Since a single measure of human performance was insufficient to accurately gauge an automated system, the conversational speech recognition system was compared with both professional transcribers using a “Switchboard” benchmark along with a separate “CallHome” test. The new Microsoft system showed an improvement of about 0.4 percent, the researchers reported, exceeding human performance “by a small margin.”
Convolutional models were found to perform best, but the researchers also noted that LSTM networks also showed promise for both acoustic and language modeling. Inspired by the human auditory cortex, the part of the brain responsible for the ability to hear, the researchers said they employed a spatial smoothing technique to improve the accuracy of its LSTM models
The researchers used three variants of convolutional neural networks in their acoustic model along with a combination of complementary models.
The neural networks incorporated into the speech recognition system were trained on Microsoft’s “cognitive toolkit” running on Linux-based servers with multiple GPUs. The toolkit leveraged graphics processing to accelerate the training of acoustic models that previously required at weeks or months.
Microsoft released its Computational Network Toolkit on Github earlier this year, saying it undertook the project out of necessity: Current tools used to improve how computers understand human speech were slowing progress.
Meanwhile, the Microsoft researchers’ analysis of human versus machine errors indicated “substantial equivalence,” with the exception of recognizing familiar aspects of human speech known as “backchannel acknowledgements” such as “uh-huh” and hesitations like “um.”
“The distinction is that backchannel words like ‘uh-huh’ are an acknowledgment of the speaker, also signaling that the speaker should keep talking, while hesitations like ‘uh’ are used to indicate that the current speaker has more to say and wants to keep his or her turn.” These “turn-management devices ” therefore “have exactly opposite functions” when a speech recognition system attempts to classify individual words, they noted.
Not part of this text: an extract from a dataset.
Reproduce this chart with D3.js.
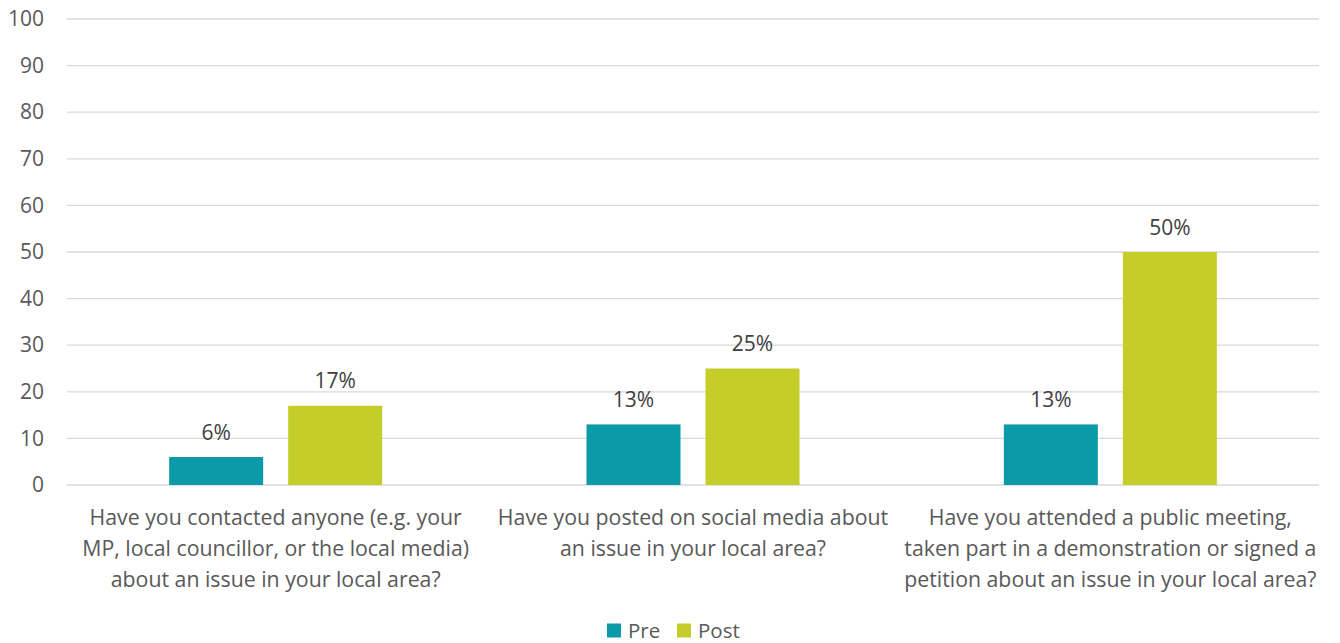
<!DOCTYPE html>
<html>
<head>
<meta charset="utf-8">
<script src="https://cdn.jsdelivr.net/npm/d3@7"></script>
<style>
  html, body { margin: 0; padding: 0; background: #fff; }
  svg { display: block; font-family: "Open Sans", "Noto Sans", sans-serif; }
</style>
</head>
<body>
<svg id="chart" width="1340" height="643"></svg>
<script>
// Survey questions (x categories), each split into lines for wrapping
const categories = [
  ["Have you contacted anyone (e.g. your", "MP, local councillor, or the local media)", "about an issue in your local area?"],
  ["Have you posted on social media about", "an issue in your local area?"],
  ["Have you attended a public meeting,", "taken part in a demonstration or signed a", "petition about an issue in your local area?"]
];
const seriesNames = ["Pre", "Post"];
const preValues = [6, 13, 13];
const postValues = [17, 25, 50];
const yTicks = [0, 10, 20, 30, 40, 50, 60, 70, 80, 90, 100];

const colors = { Pre: "#0a9aa8", Post: "#c5cd28" };
const FONT = "'Open Sans', 'Noto Sans', sans-serif";

const svg = d3.select("#chart");
const margin = { left: 67, right: 21, top: 19, bottom: 158 };
const W = 1340, H = 643;
const innerW = W - margin.left - margin.right;
const innerH = H - margin.top - margin.bottom;

const g = svg.append("g").attr("transform", `translate(${margin.left},${margin.top})`);

const x0 = d3.scaleBand().domain(d3.range(categories.length)).range([0, innerW]).padding(0);
const y = d3.scaleLinear().domain([0, 100]).range([innerH, 0]);

// Two bars per category, centred in the band with a small gap between them
const barW = 94, barGap = 25;
const x1 = d3.scaleBand().domain(seriesNames)
  .range([x0.bandwidth() / 2 - barW - barGap / 2, x0.bandwidth() / 2 + barW + barGap / 2])
  .paddingInner(barGap / (barW + barGap))
  .paddingOuter(0);

// Gridlines
g.append("g").selectAll("line").data(yTicks).join("line")
  .attr("x1", 0).attr("x2", innerW)
  .attr("y1", d => y(d)).attr("y2", d => y(d))
  .attr("stroke", "#d9d9d9").attr("stroke-width", 1.3);

// Y axis labels
const yAxis = d3.axisLeft(y).tickValues(yTicks).tickSize(0).tickPadding(23);
g.append("g").call(yAxis)
  .call(s => s.select(".domain").remove())
  .selectAll("text")
  .attr("fill", "#595959").attr("font-size", 21)
  .attr("font-family", FONT);

// Bars
const rows = categories.map((c, i) => ({ i, values: [
  { key: "Pre", value: preValues[i] },
  { key: "Post", value: postValues[i] }
]}));

const groups = g.selectAll(".cat").data(rows).join("g")
  .attr("class", "cat")
  .attr("transform", d => `translate(${x0(d.i)},0)`);

groups.selectAll("rect").data(d => d.values).join("rect")
  .attr("x", d => x1(d.key))
  .attr("width", x1.bandwidth())
  .attr("y", d => y(d.value))
  .attr("height", d => y(0) - y(d.value))
  .attr("fill", d => colors[d.key]);

// Value labels above bars
groups.selectAll("text.val").data(d => d.values).join("text")
  .attr("class", "val")
  .attr("x", d => x1(d.key) + x1.bandwidth() / 2)
  .attr("y", d => y(d.value) - 17.5)
  .attr("text-anchor", "middle")
  .attr("fill", "#404040").attr("font-size", 21)
  .text(d => d.value + "%");

// Category labels
const catLabels = g.append("g").attr("transform", `translate(0,${innerH})`);
categories.forEach((lines, i) => {
  const cx = x0(i) + x0.bandwidth() / 2;
  const t = catLabels.append("text")
    .attr("x", cx)
    .attr("y", 40)
    .attr("text-anchor", "middle")
    .attr("fill", "#595959").attr("font-size", 21.3);
  lines.forEach((ln, k) => {
    t.append("tspan").attr("x", cx).attr("dy", k === 0 ? 0 : 31).text(ln);
  });
});

// Legend
const legend = svg.append("g").attr("transform", "translate(0,630.5)");
const legItems = [{ key: "Pre", x: 607 }, { key: "Post", x: 677 }];
legItems.forEach(it => {
  legend.append("rect").attr("x", it.x).attr("y", -7).attr("width", 14).attr("height", 14).attr("fill", colors[it.key]);
  legend.append("text").attr("x", it.x + 21).attr("y", 7).attr("fill", "#595959").attr("font-size", 20.5).text(it.key);
});
</script>
</body>
</html>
Certain words continue to trip up both human transcribers and speech recognition systems. For example, the researchers found that so-called “short function words” generate the most errors.
Illustrating the subtleties of human speech, they found that the word “I” was omitted most often by transcribers. “While we believe further improvement in function and content words is possible, the significance of the remaining backchannel/hesitation confusions is unclear,” they added.